Nos aproximamos al final de curso y en profesores y alumnos la palabra evaluación se erige en trabajo para los unos y preocupación e interrogantes para los otros.Conviene recordar que el objetivo principal de la evaluación es el de describir e interpretar, no medir ni clasificar. Por otra parte, hay que fijar más la atención en el esfuerzo, en la calidad de las actividades llevadas a cabo, que en la cantidad de resultados obtenidos. Si bien el tema es muy extenso, me limitaré a un solo aspecto de la evaluación que, a pesar de su capital importancia, poco o nada es tenido en cuenta por maestros y padres. Me refiero a que los seres humanos no somos sumandos, luego nadie debería colocarnos el signo del igual, cosa que ocurre cuando, sin ningún tipo de escrúpulo, evaluamos matemáticamente, comparamos y hasta anatematizamos, sin valorar para nada el esfuerzo, la capacidad o la actitud de cada alumno. De esta manera, la evaluación, algo tan complejo, de tanta responsabilidad, queda reducida a comprobar, medir, contar en cuantas áreas se apunta al prestigioso sobresaliente o al desgraciado suspenso. Cuando a un alumno se le coloca el progresa adecuadamente, habría que entender que, de acuerdo con sus conocimientos previos, con su capacidad y esfuerzo, va superando los objetivos que deberían ser metas al alcance de todos los alumnos, fueran cuales fueran. Por favor, que maestros y padres valoren el esfuerzo, y dejen de comparar. Pero, sobre todo, que se atienda a la diversidad y se les dé oportunidad a todos y cada uno para alcanzar su propia cima.

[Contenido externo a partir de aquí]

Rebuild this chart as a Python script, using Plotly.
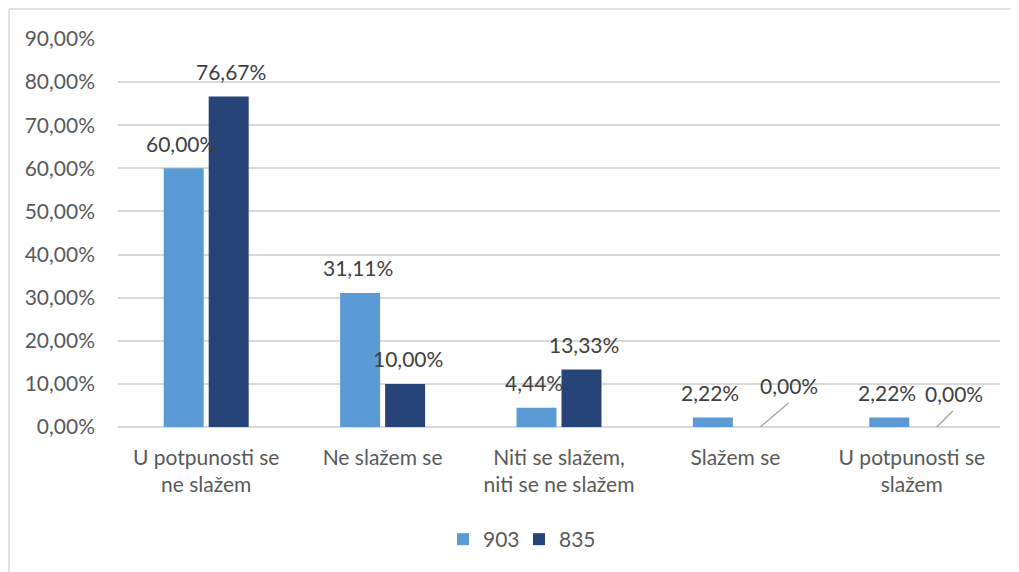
import plotly.graph_objects as go

categories = ["U potpunosti se<br>ne slažem", "Ne slažem se", "Niti se slažem,<br>niti se ne slažem",
              "Slažem se", "U potpunosti se<br>slažem"]
series_names = ["903", "835"]
values_903 = [0.60, 0.3111, 0.0444, 0.0222, 0.0222]
values_835 = [0.7667, 0.10, 0.1333, 0.0, 0.0]

colors = ["#5B9BD5", "#264478"]
text_color = "#595959"
grid_color = "#D9D9D9"
FONT = "Lato"
FS = 21

def fmt(v):
    return f"{v*100:.2f}%".replace(".", ",")

fig = go.Figure()
for name, vals, col in zip(series_names, [values_903, values_835], colors):
    fig.add_trace(go.Bar(x=categories, y=vals, name=name, marker_color=col,
                         marker_line_width=0, hoverinfo="skip"))

annotations = []
shapes = []
# pixel offsets for labels of zero-value bars (leader lines)
zero_label_offsets = {3: (29, 42), 4: (17, 34)}
zero_line_ends = {3: (28, 24), 4: (16, 16)}
for si, vals in enumerate([values_903, values_835]):
    xs = -25 if si == 0 else 25
    for ci, v in enumerate(vals):
        if v == 0 and ci in zero_label_offsets:
            dx, dy = zero_label_offsets[ci]
            annotations.append(dict(x=categories[ci], y=0, xref="x", yref="y", text=fmt(v),
                                    showarrow=False, xshift=xs + dx, yshift=dy,
                                    font=dict(family=FONT, size=FS, color="#404040")))
            lx, ly = zero_line_ends[ci]
            shapes.append(dict(type="line", xref="x", yref="y", xsizemode="pixel", ysizemode="pixel",
                               xanchor=ci, yanchor=0, x0=xs, x1=xs + lx, y0=0, y1=ly,
                               line=dict(color="#A6A6A6", width=1.5)))
        else:
            annotations.append(dict(x=categories[ci], y=v, xref="x", yref="y", text=fmt(v),
                                    showarrow=False, xshift=xs, yshift=25,
                                    font=dict(family=FONT, size=FS, color="#404040")))

# chart border (top and left visible)
bx = (9 - 118) / 882
by = (427 - 9) / 388
shapes.append(dict(type="line", xref="paper", yref="paper", x0=bx, x1=bx, y0=-0.5, y1=by,
                   line=dict(color=grid_color, width=1.5)))
shapes.append(dict(type="line", xref="paper", yref="paper", x0=bx, x1=1.1, y0=by, y1=by,
                   line=dict(color=grid_color, width=1.5)))

fig.update_layout(
    width=1019, height=572,
    margin=dict(l=110, r=27, t=31, b=153, autoexpand=False),
    paper_bgcolor="white", plot_bgcolor="white",
    separators=",.",
    barmode="group", bargap=0.49, bargroupgap=0.111,
    font=dict(family=FONT, size=FS, color=text_color),
    showlegend=True,
    legend=dict(orientation="h", x=(443 - 118) / 882, xanchor="left", y=-0.29, yanchor="middle",
                font=dict(family=FONT, size=FS, color=text_color), itemwidth=30,
                entrywidth=31, entrywidthmode="pixels"),
    annotations=annotations,
    shapes=shapes,
)
fig.update_yaxes(range=[0, 0.9], dtick=0.1, tickformat=".2%", showgrid=True, gridcolor=grid_color,
                 gridwidth=1.5, zeroline=True, zerolinecolor=grid_color, zerolinewidth=1.5,
                 showline=False, ticks="", ticklabelstandoff=22, automargin=False,
                 tickfont=dict(family=FONT, size=FS, color=text_color))
fig.update_xaxes(showline=False, ticks="", tickfont=dict(family=FONT, size=FS, color=text_color),
                 tickangle=0, ticklabelstandoff=16, automargin=False)

fig.write_html("out.html")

En cierta ocasión, un pequeño de siete años, lloraba y repetía: «No quiero ir al colegio; a todo me ponen mal». ¡Cuánta indignación y pena sentí! ¿Qué clase de maestros somos si cometemos tales atropellos? De ahí que un alumno que no ve jamás recompensado su esfuerzo, será un eterno fracasado. Hasta el próximo curso.